As for fundraising, Andrulis says casually that the company has “some inbound conversations from investors, so [a raise] is certainly an option, but we have some runway left”.

Fine-tuning the models

Aleph Alpha isn’t the only European startup serving enterprise clients that need reliability.  

Amsterdam-based Zeta Alpha is building a generative AI-powered search tool for enterprises and researchers, with clients including Deloitte, O2 and NASA. The product allows users to search across both publicly available information, as well as proprietary databases, with sources and citations.

Founder and CEO Jakub Zavrel tells Sifted that more generalised models like ChatGPT can’t compete with fine-tuned ones when it comes to the specific knowledge required by enterprises and researchers.

“GPT is good with general sort of language, but once it gets into super specialistic territory you have to fine-tune it to get good performance,” he explains.

Victor Botev, CTO of Oslo-based neural search company Iris.ai, says that fine-tuning a huge model like OpenAI’s for specialised use cases would be extremely expensive, which is why the startup built its own model.
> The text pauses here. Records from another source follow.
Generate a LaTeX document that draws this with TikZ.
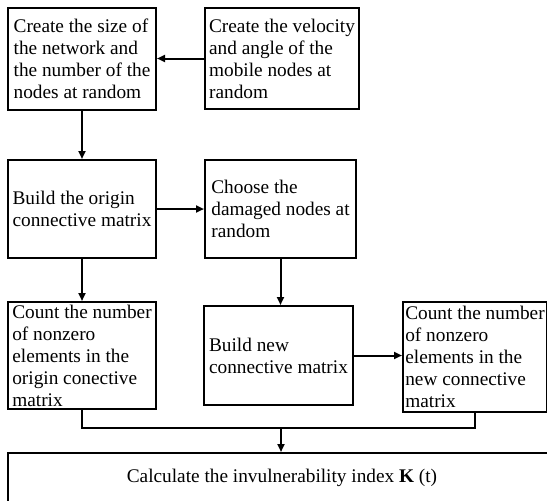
\documentclass[tikz,border=0pt]{standalone}
\usepackage{fontspec}
\setmainfont{Liberation Serif}
\usetikzlibrary{arrows.meta}
\begin{document}
\begin{tikzpicture}[x=1pt,y=-1pt,line width=2pt,
  stepbox/.style={draw,rectangle,align=left,inner sep=0pt,
    font=\fontsize{19.3}{22}\selectfont},
  arr/.style={-{Triangle[length=8pt,width=7pt]}}]
\useasboundingbox (0,0) rectangle (547,501);
\clip (0,0) rectangle (547,501);
\node[stepbox,minimum width=148pt,minimum height=102pt] (size) at (82,59)
  {Create the size of\\the network and\\the number of the\\nodes at random};
\node[stepbox,minimum width=154pt,minimum height=101pt] (velo) at (282,58.5)
  {Create the velocity\\and angle of the\\mobile nodes at\\random};
\node[stepbox,minimum width=148pt,minimum height=98pt] (origin) at (82,209)
  {Build the origin\\connective matrix};
\node[stepbox,minimum width=151pt,minimum height=98pt] (damage) at (280.5,209)
  {Choose the\\damaged nodes at\\random};
\node[stepbox,minimum width=148pt,minimum height=107pt] (countold) at (82,355.5)
  {Count the number\\of nonzero\\elements in the\\origin conective\\matrix};
\node[stepbox,minimum width=149pt,minimum height=99pt] (newmat) at (278.5,355.5)
  {Build new\\connective matrix};
\node[stepbox,minimum width=144pt,minimum height=110pt] (countnew) at (475,357)
  {Count the number\\of nonzero\\elements in the\\new connective\\matrix};
\node[stepbox,align=center,minimum width=548pt,text height=29pt,text depth=40pt,anchor=north] (index) at (282,452)
  {Calculate the invulnerability index \textbf{K} (t)};
\coordinate (join) at (281,428);
\draw[arr] (velo.west) -- (velo.west -| size.east);
\draw[arr] (size.south) -- (origin.north);
\draw[arr] (origin.east) -- (origin.east -| damage.west);
\draw[arr] (origin.south) -- (countold.north);
\draw[arr] (damage.south) -- (damage.south |- newmat.north);
\draw[arr] (newmat.east) -- (newmat.east -| countnew.west);
\draw (countold.south) |- (join) -| (countnew.south);
\draw[arr] (join) -- (join |- index.north);
\end{tikzpicture}
\end{document}
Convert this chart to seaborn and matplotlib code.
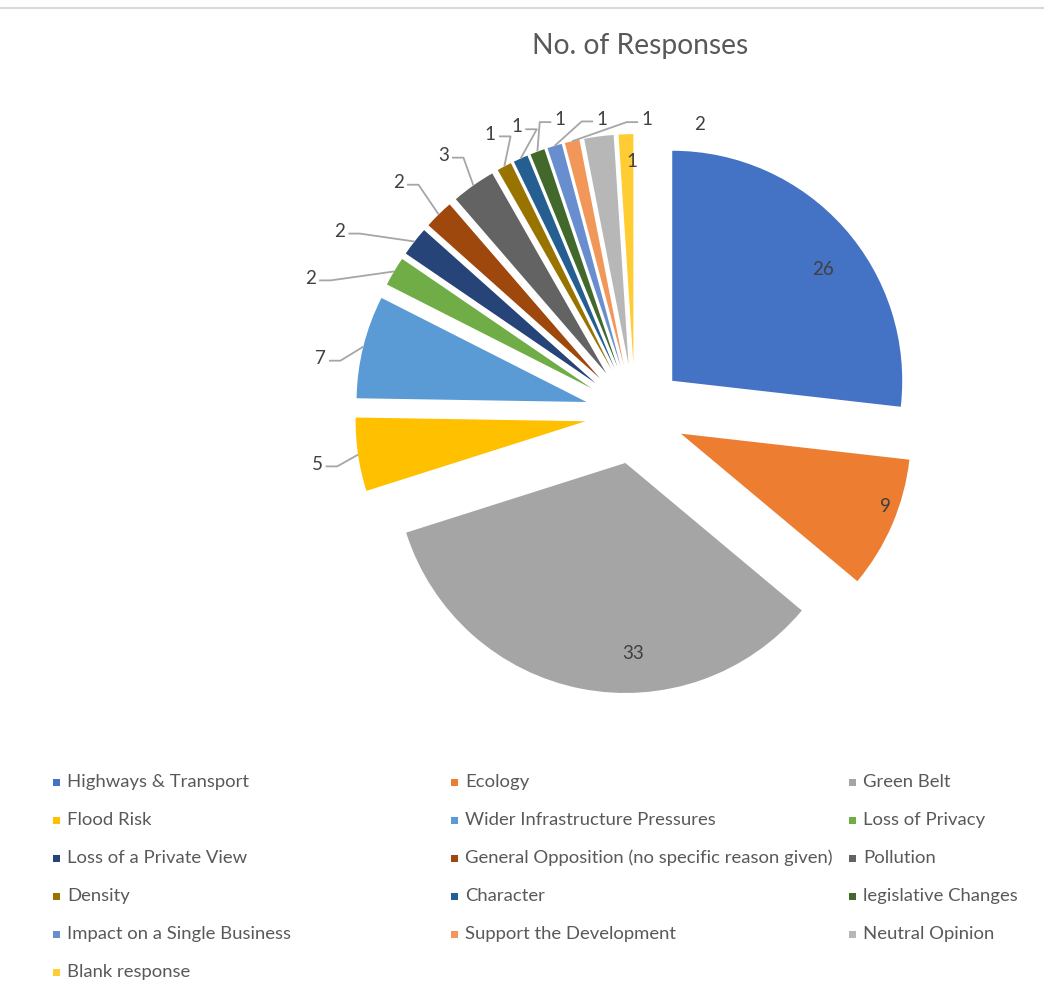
import numpy as np
import matplotlib
matplotlib.use("Agg")
import matplotlib.pyplot as plt
from matplotlib.patches import Rectangle
from matplotlib.lines import Line2D
import seaborn as sns

# ---------------- data ----------------
categories = [
    "Highways & Transport", "Ecology", "Green Belt", "Flood Risk",
    "Wider Infrastructure Pressures", "Loss of Privacy", "Loss of a Private View",
    "General Opposition (no specific reason given)", "Pollution", "Density",
    "Character", "legislative Changes", "Impact on a Single Business",
    "Support the Development", "Neutral Opinion", "Blank response",
]
responses = [26, 9, 33, 5, 7, 2, 2, 2, 3, 1, 1, 1, 1, 1, 2, 1]
title_text = "No. of Responses"

# ---------------- style ----------------
colors = ["#4472C4", "#ED7D31", "#A5A5A5", "#FFC000", "#5B9BD5", "#70AD47",
          "#264478", "#9E480E", "#636363", "#997300", "#255E91", "#43682B",
          "#698ED0", "#F1975A", "#B7B7B7", "#FFCD33"]
# label layout: (radius from pie centre, angle shift clockwise deg, leader line?)
label_layout = [
    (1.03, 4.2, False), (1.16, -3.0, False), (1.04, -10.6, False),
    (1.40, -0.6, True), (1.39, -3.9, True), (1.53, -7.9, True),
    (1.51, -6.3, True), (1.44, -1.1, True), (1.40, -1.3, True),
    (1.37, 0.5, True), (1.35, 1.7, True), (1.32, 6.1, True),
    (1.29, 10.3, True), (1.28, 15.3, True), (1.29, 20.0, False),
    (1.10, 1.2, False),
]

sns.set_theme(style="white")
plt.rcParams["font.family"] = ["Lato", "DejaVu Sans"]
palette = sns.color_palette(colors)

W, H = 1044, 996
fig = plt.figure(figsize=(W / 100, H / 100), dpi=100)
fig.patch.set_facecolor("white")

# pie axes (centre ~ (635, 414) px from top, radius ~230 px)
cx, cy, R = 635, 414, 230
half = 1.6
ax = fig.add_axes([(cx - half * R) / W, (H - cy - half * R) / H,
                   2 * half * R / W, 2 * half * R / H])
wedges, _ = ax.pie(responses, colors=palette, startangle=90, counterclock=False,
                   explode=[0.217] * len(responses), radius=1.0,
                   wedgeprops=dict(linewidth=0))
ax.set_xlim(-half, half)
ax.set_ylim(-half, half)
ax.set_aspect("equal")
ax.axis("off")

label_color = "#404040"
line_color = "#A6A6A6"
for w, val, (rad, dshift, leader) in zip(wedges, responses, label_layout):
    mid = np.deg2rad((w.theta1 + w.theta2) / 2.0)
    a = mid - np.deg2rad(dshift)
    lx, ly = rad * np.cos(a), rad * np.sin(a)
    ax.text(lx, ly, str(val), ha="center", va="center", fontsize=13.5,
            color=label_color)
    if leader:
        ex = w.center[0] + w.r * np.cos(mid)
        ey = w.center[1] + w.r * np.sin(mid)
        s = 1.0 if ex > lx else -1.0
        xs = [lx + s * 0.038, lx + s * 0.088, ex]
        ys = [ly - 0.01, ly - 0.01, ey]
        ax.add_line(Line2D(xs, ys, color=line_color, lw=1.3,
                           solid_capstyle="butt"))

# title
fig.text(640 / W, 1 - 46 / H, title_text, ha="center", va="center",
         fontsize=20.3, color="#595959")

# top border line
fig.add_artist(Line2D([0, 1], [1 - 8 / H, 1 - 8 / H], color="#D9D9D9", lw=1.5,
                      transform=fig.transFigure))

# legend (row-major, 3 columns)
col_x = [53, 451, 849]
row_y0, row_dy = 782, 38
sq = 7
for i, (name, col) in enumerate(zip(categories, palette)):
    r, c = divmod(i, 3)
    x = col_x[c]
    y = row_y0 + r * row_dy
    fig.add_artist(Rectangle((x / W, 1 - (y + sq / 2) / H), sq / W, sq / H,
                             facecolor=col, edgecolor="none",
                             transform=fig.transFigure))
    fig.text((x + 14) / W, 1 - y / H, name, ha="left", va="center",
             fontsize=13.3, color="#595959")

fig.savefig("out.png", dpi=100, facecolor="white")
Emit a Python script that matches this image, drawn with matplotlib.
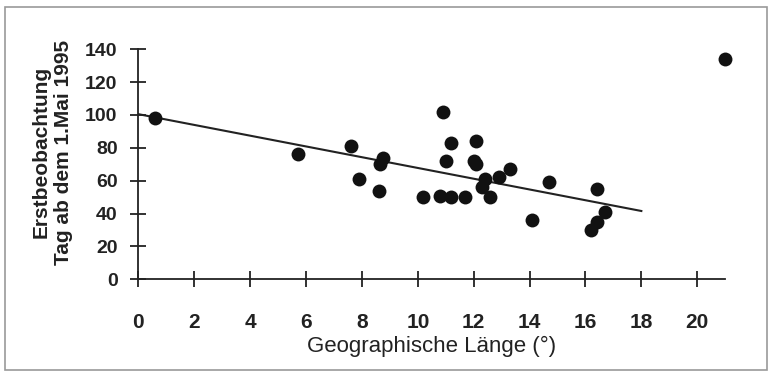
import numpy as np
import matplotlib
matplotlib.use("Agg")
import matplotlib.pyplot as plt
from matplotlib.patches import Rectangle

# Daten: geographische Laenge und Tag der Erstbeobachtung
laenge = [0.6, 5.7, 7.6, 7.9, 8.6, 8.65, 8.75, 10.2, 10.9, 10.8, 11.0, 11.2,
          11.2, 11.7, 12.1, 12.0, 12.1, 12.4, 12.3, 12.6, 12.9, 13.3, 14.1,
          14.7, 16.4, 16.4, 16.2, 16.7, 21.0]
tag = [98, 76, 81, 61, 54, 70, 74, 50, 102, 51, 72, 83,
       50, 50, 84, 72, 70, 61, 56, 50, 62, 67, 36,
       59, 55, 35, 30, 41, 134]

# Regressionsgerade
trend_x = [0, 18]
trend_y = [100.5, 41.6]

x_ticks = list(range(0, 21, 2))
y_ticks = list(range(0, 141, 20))

plt.rcParams["font.family"] = ["Liberation Sans", "DejaVu Sans"]
farbe = "#222222"

fig = plt.figure(figsize=(7.69, 3.73), dpi=100)
ax = fig.add_axes([0.18, 0.251, 0.763, 0.617])

ax.scatter(laenge, tag, s=100, color="#111111", zorder=3, clip_on=False,
           linewidths=0)
ax.plot(trend_x, trend_y, color=farbe, lw=1.5, zorder=2)

ax.set_xlim(0, 21.0)
ax.set_ylim(0, 140)
ax.set_xticks(x_ticks)
ax.set_yticks(y_ticks)
for s in ["top", "right"]:
    ax.spines[s].set_visible(False)
for s in ["left", "bottom"]:
    ax.spines[s].set_linewidth(1.3)
    ax.spines[s].set_color(farbe)
ax.tick_params(direction="inout", length=12, width=1.3, color=farbe)
ax.tick_params(axis="y", labelsize=14, pad=9)
ax.tick_params(axis="x", labelsize=15, pad=18)
for lab in ax.get_xticklabels() + ax.get_yticklabels():
    lab.set_fontweight("bold")
    lab.set_color(farbe)

ax.set_xlabel("Geographische Länge (°)", fontsize=16, color=farbe,
              labelpad=3)
fig.text(0.054, 0.592, "Erstbeobachtung", rotation=90, fontsize=15,
         fontweight="bold", color=farbe, ha="center", va="center")
fig.text(0.083, 0.592, "Tag ab dem 1.Mai 1995", rotation=90, fontsize=15,
         fontweight="bold", color=farbe, ha="center", va="center")

# Rahmen um die Abbildung
fig.patches.append(Rectangle((0.006, 0.008), 0.991, 0.974,
                             transform=fig.transFigure, fill=False,
                             edgecolor="#9a9a9a", lw=1.2))

fig.savefig("out.png", dpi=100)
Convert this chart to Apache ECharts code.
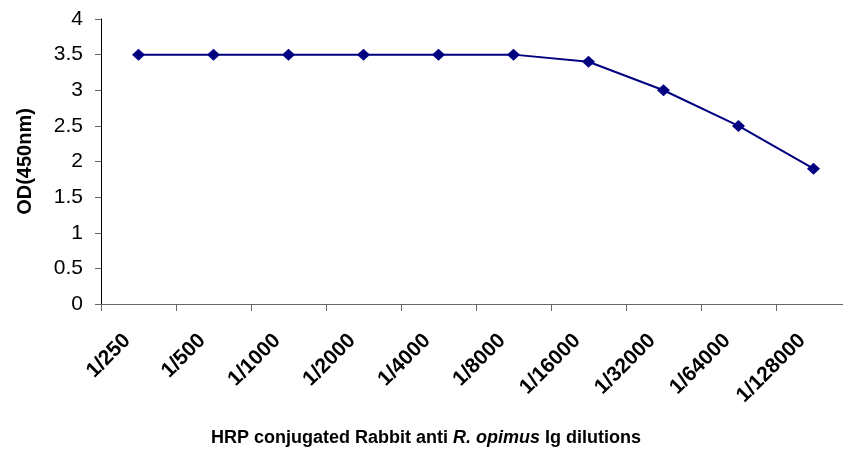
<!DOCTYPE html>
<html>
<head>
<meta charset="utf-8">
<script src="https://cdn.jsdelivr.net/npm/echarts@6/dist/echarts.min.js"></script>
<style>html,body{margin:0;padding:0;background:#fff;}#c{width:843px;height:455px;}</style>
</head>
<body>
<div id="c"></div>
<script>
const categories = ['1/250','1/500','1/1000','1/2000','1/4000','1/8000','1/16000','1/32000','1/64000','1/128000'];
const odValues = [3.5, 3.5, 3.5, 3.5, 3.5, 3.5, 3.4, 3.0, 2.5, 1.9];
const yTicks = { min: 0, max: 4, interval: 0.5 };

const chart = echarts.init(document.getElementById('c'), null, { renderer: 'canvas' });
chart.setOption({
  animation: false,
  backgroundColor: '#ffffff',
  title: {
    text: 'HRP conjugated Rabbit anti {i|R. opimus} Ig dilutions',
    left: 206,
    top: 424,
    textStyle: {
      fontFamily: 'Liberation Sans, Arial, sans-serif',
      fontSize: 18,
      fontWeight: 'bold',
      color: '#000',
      rich: {
        i: { fontFamily: 'Liberation Sans, Arial, sans-serif', fontSize: 18, fontWeight: 'bold', fontStyle: 'italic', color: '#000' }
      }
    }
  },
  grid: { left: 101, top: 19, width: 750, bottom: 151, containLabel: false, outerBoundsMode: 'none' },
  xAxis: {
    type: 'category',
    data: categories,
    boundaryGap: true,
    axisLine: { lineStyle: { color: '#666', width: 1 } },
    axisTick: { show: true, length: 7, lineStyle: { color: '#666' }, alignWithLabel: false },
    axisLabel: {
      rotate: 45,
      margin: 22,
      padding: [0, 16, 0, 0],
      fontFamily: 'Liberation Sans, Arial, sans-serif',
      fontSize: 21,
      fontWeight: 'bold',
      color: '#000',
      interval: 0
    },
    splitLine: { show: false }
  },
  yAxis: {
    type: 'value',
    min: yTicks.min,
    max: yTicks.max,
    interval: yTicks.interval,
    name: 'OD(450nm)',
    nameLocation: 'middle',
    nameRotate: 90,
    nameGap: 66,
    nameTextStyle: {
      fontFamily: 'Liberation Sans, Arial, sans-serif',
      fontSize: 20,
      fontWeight: 'bold',
      color: '#000'
    },
    axisLine: { show: true, lineStyle: { color: '#000', width: 1 } },
    axisTick: { show: true, length: 6, lineStyle: { color: '#666' } },
    axisLabel: {
      margin: 18,
      fontFamily: 'Liberation Sans, Arial, sans-serif',
      fontSize: 21,
      color: '#000'
    },
    splitLine: { show: false }
  },
  series: [{
    type: 'line',
    data: odValues,
    symbol: 'diamond',
    symbolSize: [13, 12],
    lineStyle: { color: '#000080', width: 2 },
    itemStyle: { color: '#000080' },
    clip: false
  }]
});
</script>
</body>
</html>
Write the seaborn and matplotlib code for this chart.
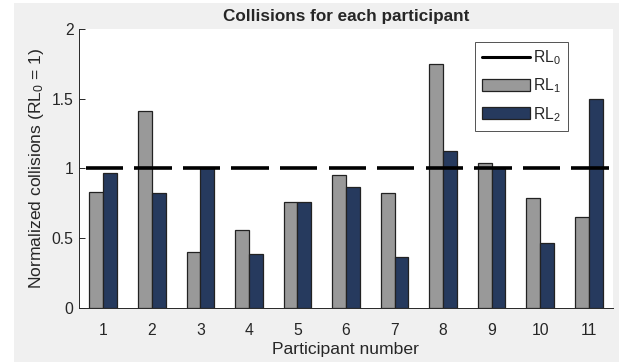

He says it costs his company “literally a couple of hundred dollars to adapt the system for a particular domain”.

Winning trust

Iris.ai is already working with corporate clients like novel materials firm Materiom and the multinational steel company ArcelorMittal. As well as searching large troves of academic research, the product creates easily digestible summaries with sources and citations — something that Botev says was key to winning the trust of initially sceptical researchers.

Other European companies using generative AI for specialised search include London-based Medwise, which focuses on the medical profession, Paris-based enterprise-focused tool Lighton and Berlin-based Deepset, which counts Airbus and Siemens among its clients.

For Iris.ai’s Botev, the trick for startups to be able to compete with the likes of Google and Microsoft will be their ability to move fast.

“Smaller companies can be more flexible. They can change the business model more easily,” he says. “You have to be able to twist the angle, and we can even use some of these byproducts from the big companies and make sure to adopt them for a specialised domain.”